Attachment Parenting – Adult Partnering

 

Dem kann dann Adult Partnering folgen. Es ist mir ein wirklich dingliches Anliegen und ich werde nie müde zu betonen, dass eine Beziehung zwischen zwei Erwachsenen, einem Paar,  etwas anderes ist, als eine Beziehung zwischen Eltern und Kindern. Letzteres scheint vielen leichter zu fallen! Erwachsene beziehen sich freiwillig und unabhängig aufeinander, müssen nicht zusammen sein. Erwachsene haben ein ausgebildetes funktionierendes Frontalhirn und können ihre Emotionen managen. Könnten. Erwachsene haben die Wahl, ob sie aus ihrem Besten oder aus ihrem Schlechtesten handeln wollen. Erwachsene kennen Zeit und haben diesbezüglich einen Überblick. Erwachsene kennen die Konsequenzen ihrer Handlungen. Sollten. Könnten. Müssten.

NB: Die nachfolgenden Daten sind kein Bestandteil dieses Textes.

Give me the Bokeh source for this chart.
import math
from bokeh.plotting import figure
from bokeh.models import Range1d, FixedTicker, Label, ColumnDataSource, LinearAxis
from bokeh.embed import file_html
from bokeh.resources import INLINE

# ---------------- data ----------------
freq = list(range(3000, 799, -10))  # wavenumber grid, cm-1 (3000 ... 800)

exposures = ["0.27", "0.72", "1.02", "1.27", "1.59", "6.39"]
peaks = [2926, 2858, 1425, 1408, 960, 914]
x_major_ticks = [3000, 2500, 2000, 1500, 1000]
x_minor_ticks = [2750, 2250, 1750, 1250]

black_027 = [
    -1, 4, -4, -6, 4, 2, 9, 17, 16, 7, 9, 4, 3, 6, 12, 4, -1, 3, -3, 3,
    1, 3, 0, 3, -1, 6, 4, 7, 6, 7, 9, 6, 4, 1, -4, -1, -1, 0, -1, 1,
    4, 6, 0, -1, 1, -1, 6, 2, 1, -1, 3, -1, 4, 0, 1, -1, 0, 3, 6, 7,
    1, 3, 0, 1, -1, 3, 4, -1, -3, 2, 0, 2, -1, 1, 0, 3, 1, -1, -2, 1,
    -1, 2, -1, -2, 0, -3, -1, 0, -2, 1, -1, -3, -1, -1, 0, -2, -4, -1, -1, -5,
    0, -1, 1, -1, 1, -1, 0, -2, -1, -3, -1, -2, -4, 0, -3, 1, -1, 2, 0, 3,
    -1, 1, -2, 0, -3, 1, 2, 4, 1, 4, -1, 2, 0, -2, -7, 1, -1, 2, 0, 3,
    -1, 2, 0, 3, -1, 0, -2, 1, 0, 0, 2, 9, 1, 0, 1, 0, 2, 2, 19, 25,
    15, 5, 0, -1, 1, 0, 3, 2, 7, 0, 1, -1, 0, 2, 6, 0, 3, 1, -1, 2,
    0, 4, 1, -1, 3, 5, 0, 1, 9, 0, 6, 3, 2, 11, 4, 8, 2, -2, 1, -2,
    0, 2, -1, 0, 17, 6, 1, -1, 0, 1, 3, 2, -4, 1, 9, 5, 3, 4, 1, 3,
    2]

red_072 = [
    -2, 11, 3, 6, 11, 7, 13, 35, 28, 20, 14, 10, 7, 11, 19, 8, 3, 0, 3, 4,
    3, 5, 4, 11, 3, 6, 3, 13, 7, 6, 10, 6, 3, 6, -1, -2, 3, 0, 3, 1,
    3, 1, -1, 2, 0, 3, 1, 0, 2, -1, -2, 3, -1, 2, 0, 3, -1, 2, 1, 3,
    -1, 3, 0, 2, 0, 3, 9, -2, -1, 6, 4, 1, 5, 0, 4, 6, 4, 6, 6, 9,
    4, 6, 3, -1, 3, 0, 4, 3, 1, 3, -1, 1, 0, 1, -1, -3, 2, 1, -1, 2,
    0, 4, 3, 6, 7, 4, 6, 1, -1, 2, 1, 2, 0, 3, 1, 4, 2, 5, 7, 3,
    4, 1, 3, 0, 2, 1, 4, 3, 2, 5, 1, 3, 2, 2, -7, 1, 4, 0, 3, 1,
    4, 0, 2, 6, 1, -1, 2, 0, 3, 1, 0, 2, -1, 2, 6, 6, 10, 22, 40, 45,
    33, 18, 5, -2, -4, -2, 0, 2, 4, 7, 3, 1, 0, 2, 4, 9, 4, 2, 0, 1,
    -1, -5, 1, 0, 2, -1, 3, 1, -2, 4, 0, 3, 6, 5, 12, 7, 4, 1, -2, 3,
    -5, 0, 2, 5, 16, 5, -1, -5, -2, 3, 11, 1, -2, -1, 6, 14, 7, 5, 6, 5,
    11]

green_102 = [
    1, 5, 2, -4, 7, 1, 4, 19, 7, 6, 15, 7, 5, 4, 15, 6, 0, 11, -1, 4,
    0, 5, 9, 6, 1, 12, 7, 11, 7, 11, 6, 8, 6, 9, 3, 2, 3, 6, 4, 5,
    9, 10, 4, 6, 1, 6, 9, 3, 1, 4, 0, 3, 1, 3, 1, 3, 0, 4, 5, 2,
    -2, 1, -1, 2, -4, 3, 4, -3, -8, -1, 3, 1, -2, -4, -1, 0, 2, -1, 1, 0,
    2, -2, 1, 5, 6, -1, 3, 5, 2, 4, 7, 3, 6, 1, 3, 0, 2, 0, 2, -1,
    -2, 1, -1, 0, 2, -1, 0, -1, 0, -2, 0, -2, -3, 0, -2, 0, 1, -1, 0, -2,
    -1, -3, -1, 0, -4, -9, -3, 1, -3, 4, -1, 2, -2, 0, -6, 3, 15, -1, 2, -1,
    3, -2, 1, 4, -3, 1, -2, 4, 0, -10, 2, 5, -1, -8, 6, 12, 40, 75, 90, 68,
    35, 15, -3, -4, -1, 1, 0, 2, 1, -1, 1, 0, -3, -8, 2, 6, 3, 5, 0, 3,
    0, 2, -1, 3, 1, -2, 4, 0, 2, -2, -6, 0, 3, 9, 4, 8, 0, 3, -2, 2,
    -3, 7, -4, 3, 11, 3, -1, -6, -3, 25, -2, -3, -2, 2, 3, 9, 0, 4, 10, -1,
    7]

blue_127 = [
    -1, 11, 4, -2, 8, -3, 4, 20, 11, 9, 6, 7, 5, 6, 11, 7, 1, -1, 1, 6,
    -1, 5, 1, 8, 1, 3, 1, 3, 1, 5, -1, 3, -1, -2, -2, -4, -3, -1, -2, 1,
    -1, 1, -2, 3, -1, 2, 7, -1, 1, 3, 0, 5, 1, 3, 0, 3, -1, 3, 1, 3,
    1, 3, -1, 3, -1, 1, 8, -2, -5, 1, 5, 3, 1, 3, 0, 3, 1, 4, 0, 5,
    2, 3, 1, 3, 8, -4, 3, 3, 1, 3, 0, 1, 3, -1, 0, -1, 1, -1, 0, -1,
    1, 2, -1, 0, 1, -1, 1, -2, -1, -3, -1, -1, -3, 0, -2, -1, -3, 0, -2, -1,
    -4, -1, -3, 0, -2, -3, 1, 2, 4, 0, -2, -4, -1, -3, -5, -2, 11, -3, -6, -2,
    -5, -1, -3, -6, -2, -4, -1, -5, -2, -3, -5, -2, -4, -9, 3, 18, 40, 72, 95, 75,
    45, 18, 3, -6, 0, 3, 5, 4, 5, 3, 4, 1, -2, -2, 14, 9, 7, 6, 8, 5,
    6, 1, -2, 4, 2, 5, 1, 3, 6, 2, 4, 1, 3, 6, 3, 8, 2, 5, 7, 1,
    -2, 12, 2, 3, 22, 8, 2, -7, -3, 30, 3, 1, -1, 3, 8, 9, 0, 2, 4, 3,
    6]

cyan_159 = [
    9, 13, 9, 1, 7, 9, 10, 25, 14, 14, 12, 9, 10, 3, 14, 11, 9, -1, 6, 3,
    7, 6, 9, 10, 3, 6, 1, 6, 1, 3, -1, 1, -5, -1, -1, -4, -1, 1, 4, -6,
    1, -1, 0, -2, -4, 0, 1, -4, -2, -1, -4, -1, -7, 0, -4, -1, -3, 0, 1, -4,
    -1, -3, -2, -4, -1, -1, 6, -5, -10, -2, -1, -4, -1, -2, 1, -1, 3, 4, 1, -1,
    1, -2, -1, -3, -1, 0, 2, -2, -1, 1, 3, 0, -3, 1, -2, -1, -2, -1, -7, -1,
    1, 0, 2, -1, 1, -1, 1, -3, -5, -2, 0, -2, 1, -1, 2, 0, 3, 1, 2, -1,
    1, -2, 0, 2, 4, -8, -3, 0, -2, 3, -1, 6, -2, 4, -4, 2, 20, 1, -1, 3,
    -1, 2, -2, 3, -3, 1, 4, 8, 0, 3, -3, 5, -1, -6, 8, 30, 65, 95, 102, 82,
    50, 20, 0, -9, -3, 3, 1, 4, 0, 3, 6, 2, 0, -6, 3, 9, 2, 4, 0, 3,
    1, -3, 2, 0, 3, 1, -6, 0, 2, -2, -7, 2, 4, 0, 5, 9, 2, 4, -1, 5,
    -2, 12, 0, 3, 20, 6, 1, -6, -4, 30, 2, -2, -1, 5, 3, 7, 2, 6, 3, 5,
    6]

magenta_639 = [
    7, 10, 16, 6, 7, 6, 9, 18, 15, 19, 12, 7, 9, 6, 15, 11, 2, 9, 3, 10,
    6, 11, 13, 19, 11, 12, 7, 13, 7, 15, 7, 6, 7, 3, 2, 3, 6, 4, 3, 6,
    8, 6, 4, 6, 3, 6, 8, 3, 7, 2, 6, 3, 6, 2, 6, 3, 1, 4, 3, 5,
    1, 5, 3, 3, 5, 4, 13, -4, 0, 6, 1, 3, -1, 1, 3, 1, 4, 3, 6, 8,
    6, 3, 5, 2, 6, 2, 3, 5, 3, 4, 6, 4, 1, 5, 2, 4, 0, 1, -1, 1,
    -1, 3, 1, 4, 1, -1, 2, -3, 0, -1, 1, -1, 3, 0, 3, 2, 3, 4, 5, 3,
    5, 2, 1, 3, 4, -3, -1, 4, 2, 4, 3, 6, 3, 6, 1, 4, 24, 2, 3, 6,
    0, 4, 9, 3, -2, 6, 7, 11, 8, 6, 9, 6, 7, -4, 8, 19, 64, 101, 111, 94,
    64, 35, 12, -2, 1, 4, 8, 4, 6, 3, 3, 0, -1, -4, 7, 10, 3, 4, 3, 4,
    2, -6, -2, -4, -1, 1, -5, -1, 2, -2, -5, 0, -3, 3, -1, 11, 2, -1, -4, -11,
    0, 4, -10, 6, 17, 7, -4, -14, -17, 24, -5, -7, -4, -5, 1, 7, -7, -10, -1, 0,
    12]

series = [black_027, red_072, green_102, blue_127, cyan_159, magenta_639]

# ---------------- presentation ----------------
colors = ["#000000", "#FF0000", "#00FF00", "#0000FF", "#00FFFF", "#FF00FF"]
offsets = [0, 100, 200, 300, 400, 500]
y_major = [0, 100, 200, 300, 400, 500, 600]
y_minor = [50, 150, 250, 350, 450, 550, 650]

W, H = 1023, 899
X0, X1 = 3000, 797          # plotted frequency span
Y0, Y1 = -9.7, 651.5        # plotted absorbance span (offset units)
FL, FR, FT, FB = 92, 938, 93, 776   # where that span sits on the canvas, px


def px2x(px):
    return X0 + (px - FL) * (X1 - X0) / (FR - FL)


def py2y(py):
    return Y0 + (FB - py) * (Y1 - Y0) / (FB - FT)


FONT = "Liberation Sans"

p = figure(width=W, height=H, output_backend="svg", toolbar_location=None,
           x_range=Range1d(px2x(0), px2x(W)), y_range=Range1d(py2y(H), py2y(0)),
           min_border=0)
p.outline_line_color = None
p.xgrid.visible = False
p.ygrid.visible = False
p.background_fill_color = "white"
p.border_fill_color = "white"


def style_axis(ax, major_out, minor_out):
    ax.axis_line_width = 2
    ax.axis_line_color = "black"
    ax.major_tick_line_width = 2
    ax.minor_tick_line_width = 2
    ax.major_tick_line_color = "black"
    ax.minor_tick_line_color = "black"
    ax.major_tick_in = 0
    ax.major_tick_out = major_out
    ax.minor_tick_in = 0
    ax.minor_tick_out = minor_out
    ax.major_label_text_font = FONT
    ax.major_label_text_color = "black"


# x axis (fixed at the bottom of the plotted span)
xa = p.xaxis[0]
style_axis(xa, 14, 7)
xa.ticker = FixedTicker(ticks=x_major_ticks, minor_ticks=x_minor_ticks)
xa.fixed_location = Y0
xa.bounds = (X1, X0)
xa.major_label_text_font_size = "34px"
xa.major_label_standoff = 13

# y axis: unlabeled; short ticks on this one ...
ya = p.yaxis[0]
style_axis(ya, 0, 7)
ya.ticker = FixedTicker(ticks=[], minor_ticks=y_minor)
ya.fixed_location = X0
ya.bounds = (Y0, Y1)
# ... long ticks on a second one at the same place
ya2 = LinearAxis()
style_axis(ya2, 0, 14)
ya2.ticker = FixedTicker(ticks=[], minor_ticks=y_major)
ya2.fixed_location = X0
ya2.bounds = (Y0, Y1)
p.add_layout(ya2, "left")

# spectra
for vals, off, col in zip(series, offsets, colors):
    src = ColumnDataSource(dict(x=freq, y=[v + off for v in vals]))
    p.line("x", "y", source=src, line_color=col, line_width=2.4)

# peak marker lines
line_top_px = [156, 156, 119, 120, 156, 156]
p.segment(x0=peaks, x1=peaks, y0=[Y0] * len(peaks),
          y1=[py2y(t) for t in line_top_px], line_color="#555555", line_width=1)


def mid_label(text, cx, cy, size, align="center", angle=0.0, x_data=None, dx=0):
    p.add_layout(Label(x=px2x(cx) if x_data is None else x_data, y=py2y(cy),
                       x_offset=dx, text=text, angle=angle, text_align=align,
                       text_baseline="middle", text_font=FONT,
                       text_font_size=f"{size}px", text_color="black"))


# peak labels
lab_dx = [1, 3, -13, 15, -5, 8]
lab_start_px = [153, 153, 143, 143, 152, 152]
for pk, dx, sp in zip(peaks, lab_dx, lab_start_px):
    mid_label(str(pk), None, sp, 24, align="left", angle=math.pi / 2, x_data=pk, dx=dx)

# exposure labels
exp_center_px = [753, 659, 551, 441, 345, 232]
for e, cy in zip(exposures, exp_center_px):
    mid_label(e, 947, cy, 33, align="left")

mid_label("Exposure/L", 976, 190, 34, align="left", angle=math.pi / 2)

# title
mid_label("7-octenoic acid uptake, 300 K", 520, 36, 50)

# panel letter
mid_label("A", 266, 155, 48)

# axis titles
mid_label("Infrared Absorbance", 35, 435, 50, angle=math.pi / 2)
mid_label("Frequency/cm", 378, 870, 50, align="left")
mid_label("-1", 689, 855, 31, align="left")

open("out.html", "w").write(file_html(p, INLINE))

Ich wiederhole und erinnere an dieser Stelle an den Gestatungsimperativ von Beziehungen. Jede von dir gesetzte Handlung/(Un)Tat ist eine Aussage. Und als Erwachsener kannst du jede Situation wandeln. Oder hinterher wieder gut machen. DAS erzieht. 

 

Das Zwischen muss täglich neu  aufgebaut werden. 

Martin Buber 

 

All diese Räume spannen sich immer wieder neu auf. Sind lebendig in Bewegung. Es ist wie ein Tanz ohne selbstverständliche Choreographie. Es ist ein immerwiederkehrendes Aufeinander einstimmen. Jedes Paar, jede Familie hat ihren eigenen Rhythmus, ihre eigene Musik.

 

Ein Copy – Paste der eigenen Herkunftsfamilie funktioniert nicht (mehr). Da ist es nämlich oft anders gewesen: Eine dominante geometrische Figur, ein Oberhaupt, in deren psychischen und emotionalen Grenzen sich alle aufhalten (müssen). Heißt: Solange ich nicht an diesen Grenzen anstoße, alles mache, womit der oder die eine einverstanden ist, ist alles in Ordnung. Darüber hinaus zu denken oder zu handeln ist nicht erlaubt. Das klarzumachen ist oft nur mit einem Blick nötig. Erzogen wird hier mit Angst und Machtausübung, Strafen, Manipulation, emotionaler und psychischer Erpressung. Das ist eintönige Marschmusik im Gleichschritt.

 

Deswegen ist es ein gemeinsamer Prozess, den das Paar vorbildlich gehen muss. Das ist neu. Das ist schwierig. Das erfordert – im Gegensatz zum hirnlosen Marschieren – achtsames, bedachtes, absichtsvolles Handeln. Immer. 

Tanzt. 

Wie und mit welcher Absicht/Hintergedanken sich Paare innerhalb einer Familie aufeinander beziehen – DAS erzieht. 

 

Und so Ende ich mit einem „Rezept“ , das ich von einem guten Menschen geschenkt bekommen habe: 

Nimm dir

1 Stunde am Tag

1 Tag im Monat

1 Woche im Jahr für dich und deine Inventur, Innenschau und Neuausrichtung. Weil all DAS erzieht. Gibst du schon dein Bestes?